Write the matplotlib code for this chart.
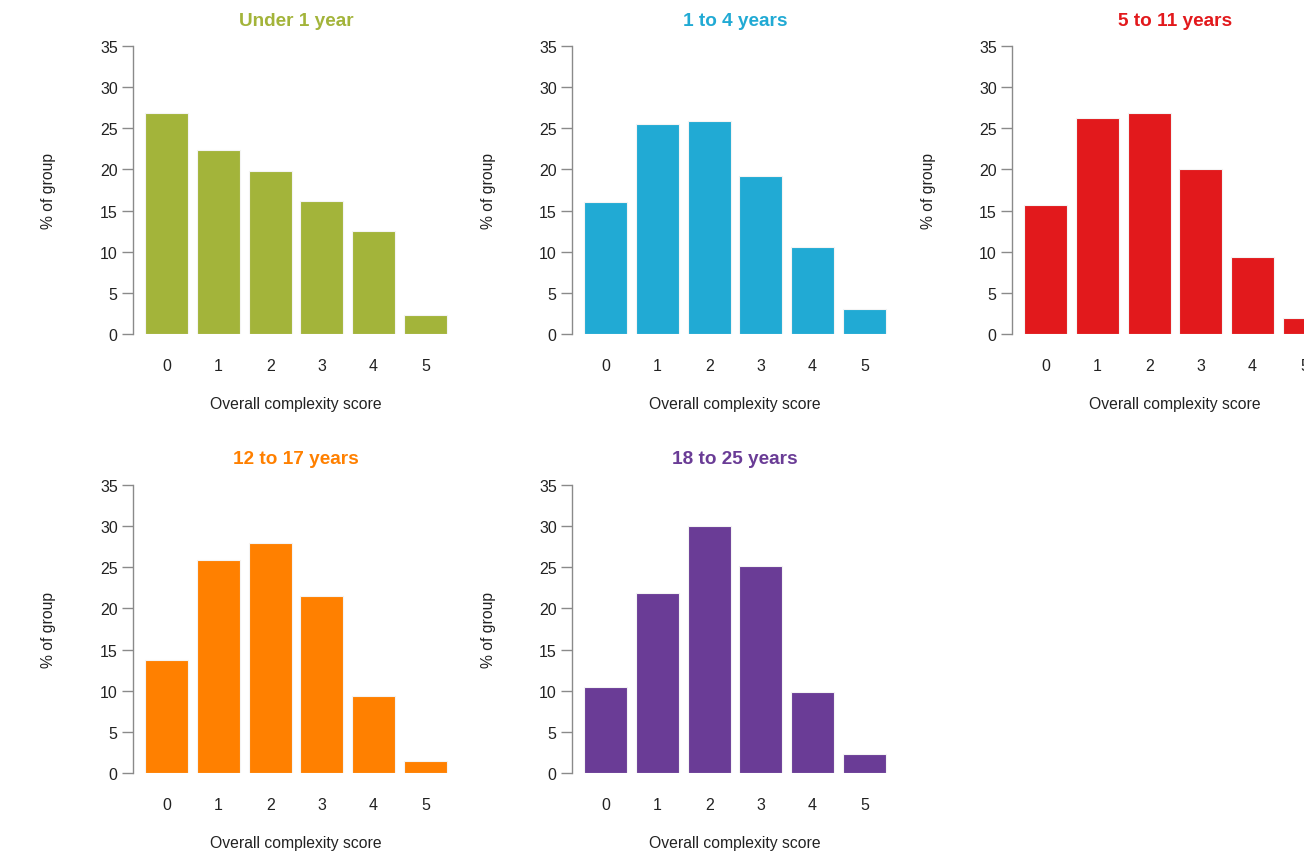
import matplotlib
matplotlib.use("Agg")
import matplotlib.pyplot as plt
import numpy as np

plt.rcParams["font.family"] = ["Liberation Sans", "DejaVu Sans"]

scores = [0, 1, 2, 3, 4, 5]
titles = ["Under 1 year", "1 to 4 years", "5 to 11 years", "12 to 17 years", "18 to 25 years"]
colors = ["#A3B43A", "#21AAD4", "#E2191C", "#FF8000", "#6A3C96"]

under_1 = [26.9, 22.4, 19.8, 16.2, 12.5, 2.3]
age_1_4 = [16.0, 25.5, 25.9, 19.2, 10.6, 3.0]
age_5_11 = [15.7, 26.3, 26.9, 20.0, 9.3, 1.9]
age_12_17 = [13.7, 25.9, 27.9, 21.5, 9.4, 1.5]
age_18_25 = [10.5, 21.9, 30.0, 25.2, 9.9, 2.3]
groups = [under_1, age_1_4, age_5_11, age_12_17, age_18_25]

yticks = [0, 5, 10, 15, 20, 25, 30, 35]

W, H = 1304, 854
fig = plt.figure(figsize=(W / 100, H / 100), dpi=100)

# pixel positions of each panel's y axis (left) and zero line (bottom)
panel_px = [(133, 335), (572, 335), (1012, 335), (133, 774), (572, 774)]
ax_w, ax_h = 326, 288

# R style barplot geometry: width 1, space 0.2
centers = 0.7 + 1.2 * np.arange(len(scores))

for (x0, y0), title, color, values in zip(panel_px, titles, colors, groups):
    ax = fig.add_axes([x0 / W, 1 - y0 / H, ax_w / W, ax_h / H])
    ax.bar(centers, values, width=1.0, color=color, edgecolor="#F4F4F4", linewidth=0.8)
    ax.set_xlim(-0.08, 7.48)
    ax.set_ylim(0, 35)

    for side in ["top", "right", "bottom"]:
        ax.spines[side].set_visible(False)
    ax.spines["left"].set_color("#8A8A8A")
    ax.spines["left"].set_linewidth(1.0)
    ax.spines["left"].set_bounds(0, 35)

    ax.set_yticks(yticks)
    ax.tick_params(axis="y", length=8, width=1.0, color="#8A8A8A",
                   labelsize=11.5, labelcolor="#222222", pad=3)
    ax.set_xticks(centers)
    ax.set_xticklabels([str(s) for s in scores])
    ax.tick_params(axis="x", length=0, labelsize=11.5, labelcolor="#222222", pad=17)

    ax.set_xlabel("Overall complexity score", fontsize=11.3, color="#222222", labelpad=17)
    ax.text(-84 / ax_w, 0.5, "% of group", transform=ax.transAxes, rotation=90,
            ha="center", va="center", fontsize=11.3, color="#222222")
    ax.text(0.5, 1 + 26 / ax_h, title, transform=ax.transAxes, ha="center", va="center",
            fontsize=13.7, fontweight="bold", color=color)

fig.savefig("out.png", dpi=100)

────────────────────────────────────────

## Task requirements
Transcribe the full listing above exactly as it stands, minus the pictures.

## Full output
Write the matplotlib code for this chart.
import matplotlib
matplotlib.use("Agg")
import matplotlib.pyplot as plt
import numpy as np

plt.rcParams["font.family"] = ["Liberation Sans", "DejaVu Sans"]

scores = [0, 1, 2, 3, 4, 5]
titles = ["Under 1 year", "1 to 4 years", "5 to 11 years", "12 to 17 years", "18 to 25 years"]
colors = ["#A3B43A", "#21AAD4", "#E2191C", "#FF8000", "#6A3C96"]

under_1 = [26.9, 22.4, 19.8, 16.2, 12.5, 2.3]
age_1_4 = [16.0, 25.5, 25.9, 19.2, 10.6, 3.0]
age_5_11 = [15.7, 26.3, 26.9, 20.0, 9.3, 1.9]
age_12_17 = [13.7, 25.9, 27.9, 21.5, 9.4, 1.5]
age_18_25 = [10.5, 21.9, 30.0, 25.2, 9.9, 2.3]
groups = [under_1, age_1_4, age_5_11, age_12_17, age_18_25]

yticks = [0, 5, 10, 15, 20, 25, 30, 35]

W, H = 1304, 854
fig = plt.figure(figsize=(W / 100, H / 100), dpi=100)

# pixel positions of each panel's y axis (left) and zero line (bottom)
panel_px = [(133, 335), (572, 335), (1012, 335), (133, 774), (572, 774)]
ax_w, ax_h = 326, 288

# R style barplot geometry: width 1, space 0.2
centers = 0.7 + 1.2 * np.arange(len(scores))

for (x0, y0), title, color, values in zip(panel_px, titles, colors, groups):
    ax = fig.add_axes([x0 / W, 1 - y0 / H, ax_w / W, ax_h / H])
    ax.bar(centers, values, width=1.0, color=color, edgecolor="#F4F4F4", linewidth=0.8)
    ax.set_xlim(-0.08, 7.48)
    ax.set_ylim(0, 35)

    for side in ["top", "right", "bottom"]:
        ax.spines[side].set_visible(False)
    ax.spines["left"].set_color("#8A8A8A")
    ax.spines["left"].set_linewidth(1.0)
    ax.spines["left"].set_bounds(0, 35)

    ax.set_yticks(yticks)
    ax.tick_params(axis="y", length=8, width=1.0, color="#8A8A8A",
                   labelsize=11.5, labelcolor="#222222", pad=3)
    ax.set_xticks(centers)
    ax.set_xticklabels([str(s) for s in scores])
    ax.tick_params(axis="x", length=0, labelsize=11.5, labelcolor="#222222", pad=17)

    ax.set_xlabel("Overall complexity score", fontsize=11.3, color="#222222", labelpad=17)
    ax.text(-84 / ax_w, 0.5, "% of group", transform=ax.transAxes, rotation=90,
            ha="center", va="center", fontsize=11.3, color="#222222")
    ax.text(0.5, 1 + 26 / ax_h, title, transform=ax.transAxes, ha="center", va="center",
            fontsize=13.7, fontweight="bold", color=color)

fig.savefig("out.png", dpi=100)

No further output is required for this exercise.